What is the FDI automatic route and when does approval route apply?
Under the automatic route, a foreign investor can invest in India without prior government approval in sectors where no cap or a 100% cap applies. The approval route applies in sensitive sectors — defence, media, insurance — where FDI is permitted subject to prior ministerial or DPIIT approval. The applicable route and any sector cap must be verified against current DPIIT consolidated FDI policy.
Our Team of
Lawyers and Experts
Representative Experience
GCC Family Office — ADGM Holding Structure for India Investment
Advised a GCC-based family office on establishing an ADGM holding entity for its portfolio of Indian private equity investments. The mandate covered ADGM entity incorporation and substance requirements, FEMA inbound investment registration, structuring of the SHA between the ADGM holdco and the Indian operating company management team, and the ongoing FEMA and ADGM reporting framework.
Indian Technology Company — UAE Entity for International Expansion
Advised an Indian technology company on establishing a UAE entity as part of its international expansion strategy. The mandate covered ODI route analysis and RBI filing under FEMA, UAE entity selection between ADGM, DIFC, and mainland options, intercompany service agreement structuring, and the FEMA repatriation framework for income flows between the UAE entity and the Indian parent.

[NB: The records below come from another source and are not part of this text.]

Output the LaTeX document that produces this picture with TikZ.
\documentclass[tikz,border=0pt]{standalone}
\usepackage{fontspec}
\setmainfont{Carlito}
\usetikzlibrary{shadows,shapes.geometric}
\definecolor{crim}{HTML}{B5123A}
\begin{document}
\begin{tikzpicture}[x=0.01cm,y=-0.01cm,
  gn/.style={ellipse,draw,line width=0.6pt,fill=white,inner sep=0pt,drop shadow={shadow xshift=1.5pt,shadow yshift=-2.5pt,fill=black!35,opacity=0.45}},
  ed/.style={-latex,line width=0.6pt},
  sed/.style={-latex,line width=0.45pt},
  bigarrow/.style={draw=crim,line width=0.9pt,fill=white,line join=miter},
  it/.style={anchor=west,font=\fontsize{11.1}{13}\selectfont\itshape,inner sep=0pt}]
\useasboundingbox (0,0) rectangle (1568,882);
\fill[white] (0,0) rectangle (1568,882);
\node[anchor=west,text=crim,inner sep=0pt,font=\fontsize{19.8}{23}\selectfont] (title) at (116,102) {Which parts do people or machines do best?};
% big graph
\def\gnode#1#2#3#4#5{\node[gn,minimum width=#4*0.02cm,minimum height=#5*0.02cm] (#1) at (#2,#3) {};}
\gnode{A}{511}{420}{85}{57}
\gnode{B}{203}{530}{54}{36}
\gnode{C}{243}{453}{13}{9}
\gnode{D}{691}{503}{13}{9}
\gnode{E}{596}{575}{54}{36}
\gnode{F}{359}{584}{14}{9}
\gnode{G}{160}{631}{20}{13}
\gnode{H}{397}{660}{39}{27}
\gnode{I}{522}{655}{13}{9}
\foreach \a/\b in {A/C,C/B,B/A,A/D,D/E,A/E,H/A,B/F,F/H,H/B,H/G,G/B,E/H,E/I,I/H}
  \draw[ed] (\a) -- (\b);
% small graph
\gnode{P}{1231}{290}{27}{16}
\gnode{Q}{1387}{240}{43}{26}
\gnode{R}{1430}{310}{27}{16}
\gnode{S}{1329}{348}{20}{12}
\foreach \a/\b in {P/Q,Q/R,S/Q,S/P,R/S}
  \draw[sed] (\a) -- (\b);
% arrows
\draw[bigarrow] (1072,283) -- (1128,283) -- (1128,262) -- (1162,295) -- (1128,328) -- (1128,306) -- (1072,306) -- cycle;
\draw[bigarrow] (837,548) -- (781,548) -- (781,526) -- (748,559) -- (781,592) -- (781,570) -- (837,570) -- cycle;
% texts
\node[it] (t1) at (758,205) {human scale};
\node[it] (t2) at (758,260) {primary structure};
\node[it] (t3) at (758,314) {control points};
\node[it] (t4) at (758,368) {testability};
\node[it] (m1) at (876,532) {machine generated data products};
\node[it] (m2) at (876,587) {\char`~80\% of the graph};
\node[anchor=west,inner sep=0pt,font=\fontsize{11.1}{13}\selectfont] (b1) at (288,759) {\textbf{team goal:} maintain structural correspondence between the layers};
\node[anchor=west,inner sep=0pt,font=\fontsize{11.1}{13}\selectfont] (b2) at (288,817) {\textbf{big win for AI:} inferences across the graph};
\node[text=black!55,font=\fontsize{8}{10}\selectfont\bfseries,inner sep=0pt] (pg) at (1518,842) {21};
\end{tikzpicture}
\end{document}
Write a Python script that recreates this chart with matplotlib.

Cross-Border Joint Venture — India-Europe Manufacturing Consortium
Advised on structuring a cross-border joint venture between an Indian manufacturer and a European industrial group for a manufacturing facility in India. The mandate covered FDI route analysis for the European investor, SHA negotiation covering board composition, reserved matters, profit distribution and exit, FEMA compliance for the inbound investment, and coordination of the European-law framework agreement with the India-law SHA.